Namun ada informasi tambahan yang menarik dari berita pelarangan penjualan rokok di wilayah Vatikan. Vatikan merupakan daerah istimewa yang dikelilingi kota Roma di Italia. Wilayah tersebut adalah wilayah dengan otonomi khusus. Sejak 2003, di Vatikan dibuka toko-toko yang menjual produk-produk bebas cukai dan pajak. Salah satu produknya adalah rokok.

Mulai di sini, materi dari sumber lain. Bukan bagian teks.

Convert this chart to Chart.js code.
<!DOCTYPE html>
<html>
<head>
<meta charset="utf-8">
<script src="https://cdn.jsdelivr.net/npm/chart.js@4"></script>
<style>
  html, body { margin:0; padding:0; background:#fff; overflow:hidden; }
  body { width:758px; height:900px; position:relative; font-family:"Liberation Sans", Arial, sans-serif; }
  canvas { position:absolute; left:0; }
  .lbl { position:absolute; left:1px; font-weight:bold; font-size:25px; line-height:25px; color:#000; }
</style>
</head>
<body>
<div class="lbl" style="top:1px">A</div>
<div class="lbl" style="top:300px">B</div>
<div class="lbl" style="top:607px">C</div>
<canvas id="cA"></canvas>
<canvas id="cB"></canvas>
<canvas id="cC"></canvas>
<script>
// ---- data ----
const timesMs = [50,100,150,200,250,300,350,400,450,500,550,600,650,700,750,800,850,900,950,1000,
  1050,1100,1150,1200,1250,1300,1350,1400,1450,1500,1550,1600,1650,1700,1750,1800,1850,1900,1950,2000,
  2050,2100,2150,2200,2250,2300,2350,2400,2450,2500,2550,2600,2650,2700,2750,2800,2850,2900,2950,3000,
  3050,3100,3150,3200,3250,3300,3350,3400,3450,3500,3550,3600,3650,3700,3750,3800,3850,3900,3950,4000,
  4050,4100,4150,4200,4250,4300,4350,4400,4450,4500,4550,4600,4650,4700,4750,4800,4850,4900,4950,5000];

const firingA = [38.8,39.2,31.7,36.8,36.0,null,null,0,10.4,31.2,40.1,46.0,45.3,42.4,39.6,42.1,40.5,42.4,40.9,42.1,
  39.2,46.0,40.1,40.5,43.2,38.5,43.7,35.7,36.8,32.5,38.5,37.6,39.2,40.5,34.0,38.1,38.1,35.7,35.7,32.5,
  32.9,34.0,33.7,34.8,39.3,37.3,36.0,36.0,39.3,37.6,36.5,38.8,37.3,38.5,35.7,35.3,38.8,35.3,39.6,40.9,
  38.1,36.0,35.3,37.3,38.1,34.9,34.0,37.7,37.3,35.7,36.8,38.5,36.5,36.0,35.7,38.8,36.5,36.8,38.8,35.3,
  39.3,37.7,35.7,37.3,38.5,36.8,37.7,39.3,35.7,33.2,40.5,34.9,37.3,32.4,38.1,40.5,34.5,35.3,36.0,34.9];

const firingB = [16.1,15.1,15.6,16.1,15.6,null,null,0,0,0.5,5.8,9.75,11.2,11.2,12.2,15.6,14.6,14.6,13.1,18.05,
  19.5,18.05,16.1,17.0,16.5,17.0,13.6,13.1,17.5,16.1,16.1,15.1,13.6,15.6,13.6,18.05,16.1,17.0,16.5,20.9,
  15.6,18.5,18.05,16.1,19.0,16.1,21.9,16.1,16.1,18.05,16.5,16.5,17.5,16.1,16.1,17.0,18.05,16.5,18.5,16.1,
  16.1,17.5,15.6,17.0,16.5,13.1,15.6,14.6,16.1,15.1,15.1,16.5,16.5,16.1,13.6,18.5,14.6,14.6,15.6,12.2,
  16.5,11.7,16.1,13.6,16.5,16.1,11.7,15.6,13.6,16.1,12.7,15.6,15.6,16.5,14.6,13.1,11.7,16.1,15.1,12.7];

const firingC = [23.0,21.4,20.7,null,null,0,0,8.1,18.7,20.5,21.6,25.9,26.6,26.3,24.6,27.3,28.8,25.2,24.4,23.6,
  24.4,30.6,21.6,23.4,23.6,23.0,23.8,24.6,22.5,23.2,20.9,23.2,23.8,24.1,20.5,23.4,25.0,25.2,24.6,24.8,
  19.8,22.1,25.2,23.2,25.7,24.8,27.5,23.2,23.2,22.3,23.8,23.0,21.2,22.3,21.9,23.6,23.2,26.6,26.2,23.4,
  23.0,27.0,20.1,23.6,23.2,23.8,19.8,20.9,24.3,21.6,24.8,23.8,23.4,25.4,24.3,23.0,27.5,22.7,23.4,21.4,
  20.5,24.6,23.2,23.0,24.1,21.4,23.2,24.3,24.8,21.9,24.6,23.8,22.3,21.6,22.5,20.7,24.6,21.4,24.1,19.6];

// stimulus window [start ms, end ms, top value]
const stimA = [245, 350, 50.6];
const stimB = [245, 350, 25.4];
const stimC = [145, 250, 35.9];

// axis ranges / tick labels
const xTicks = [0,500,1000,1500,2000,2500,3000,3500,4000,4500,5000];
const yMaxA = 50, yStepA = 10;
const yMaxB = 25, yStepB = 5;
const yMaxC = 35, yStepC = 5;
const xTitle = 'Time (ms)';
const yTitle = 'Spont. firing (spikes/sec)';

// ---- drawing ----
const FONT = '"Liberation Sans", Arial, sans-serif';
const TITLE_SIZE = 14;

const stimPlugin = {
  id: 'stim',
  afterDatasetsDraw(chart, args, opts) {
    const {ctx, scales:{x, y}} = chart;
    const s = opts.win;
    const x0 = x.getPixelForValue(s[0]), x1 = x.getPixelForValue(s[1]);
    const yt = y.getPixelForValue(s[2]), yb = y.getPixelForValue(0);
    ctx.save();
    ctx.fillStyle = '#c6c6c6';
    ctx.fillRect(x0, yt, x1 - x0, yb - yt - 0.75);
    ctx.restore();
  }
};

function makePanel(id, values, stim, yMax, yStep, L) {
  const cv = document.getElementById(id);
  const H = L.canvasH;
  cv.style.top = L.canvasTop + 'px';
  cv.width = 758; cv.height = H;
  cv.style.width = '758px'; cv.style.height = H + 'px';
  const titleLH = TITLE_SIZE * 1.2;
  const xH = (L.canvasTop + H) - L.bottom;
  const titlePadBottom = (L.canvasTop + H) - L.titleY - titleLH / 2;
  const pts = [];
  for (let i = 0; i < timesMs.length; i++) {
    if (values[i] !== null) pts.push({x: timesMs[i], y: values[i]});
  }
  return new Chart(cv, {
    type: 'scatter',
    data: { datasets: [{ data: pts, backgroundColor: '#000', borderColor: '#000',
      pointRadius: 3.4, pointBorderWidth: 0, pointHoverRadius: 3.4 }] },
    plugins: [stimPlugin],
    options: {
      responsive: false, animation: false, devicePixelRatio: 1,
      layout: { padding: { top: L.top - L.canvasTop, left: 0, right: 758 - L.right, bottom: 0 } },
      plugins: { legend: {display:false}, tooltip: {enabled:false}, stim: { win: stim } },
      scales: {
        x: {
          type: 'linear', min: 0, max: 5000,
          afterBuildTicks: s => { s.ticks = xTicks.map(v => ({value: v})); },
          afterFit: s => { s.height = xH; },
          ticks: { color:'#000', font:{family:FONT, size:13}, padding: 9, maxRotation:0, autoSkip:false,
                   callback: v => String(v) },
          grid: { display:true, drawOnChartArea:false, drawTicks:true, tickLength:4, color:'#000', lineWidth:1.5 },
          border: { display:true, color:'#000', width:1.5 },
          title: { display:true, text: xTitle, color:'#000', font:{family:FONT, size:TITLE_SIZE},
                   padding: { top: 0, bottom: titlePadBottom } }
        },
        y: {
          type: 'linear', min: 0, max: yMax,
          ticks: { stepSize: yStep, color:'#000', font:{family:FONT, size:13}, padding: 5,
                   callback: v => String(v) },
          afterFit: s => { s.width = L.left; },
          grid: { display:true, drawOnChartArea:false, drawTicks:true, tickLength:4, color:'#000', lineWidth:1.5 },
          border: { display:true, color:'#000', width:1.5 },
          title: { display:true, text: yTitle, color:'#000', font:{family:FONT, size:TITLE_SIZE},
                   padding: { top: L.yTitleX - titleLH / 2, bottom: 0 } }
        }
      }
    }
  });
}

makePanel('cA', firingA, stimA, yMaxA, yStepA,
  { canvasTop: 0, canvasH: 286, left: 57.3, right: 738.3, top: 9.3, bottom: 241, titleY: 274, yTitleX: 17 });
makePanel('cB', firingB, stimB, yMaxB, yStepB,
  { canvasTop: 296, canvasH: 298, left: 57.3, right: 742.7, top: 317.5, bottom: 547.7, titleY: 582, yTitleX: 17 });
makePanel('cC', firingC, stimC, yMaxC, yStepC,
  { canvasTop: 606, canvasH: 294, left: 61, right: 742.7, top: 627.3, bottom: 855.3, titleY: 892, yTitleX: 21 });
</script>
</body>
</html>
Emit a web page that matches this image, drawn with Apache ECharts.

Mereka yang bisa berbelanja di sana hanya penduduk Vatikan dan para pegawai yang bekerja di Vatikan. Murahnya harga rokok di Vatikan dan mahalnya harga rokok di wilayah Italia yang mengepung Vatikan, membikin penjualan rokok di Vatikan begitu tinggi dan memberi keuntungan yang juga tinggi bagi otoritas pemerintahan di Vatikan.

Kerap mereka yang tinggal di Italia dan memiliki saudara yang bekerja di Vatikan menitip dibelikan rokok oleh saudaranya karena harganya yang relatif murah dibanding di luar Vatikan. Dalam sebulan, seorang pegawai yang bekerja di Vatikan diperbolehkan membeli 50 pak rokok, sedangkan para kardinal diperbolehkan membeli rokok mencapai 200 pak tiap bulannya.

Sekira 14 tahun rokok menjadi produk dengan penjualan tertinggi di Vatikan dan mampu memberikan pemasukan yang cukup menjanjikan di sana. Saya kira, fakta ini adalah fakta yang menarik tentu saja.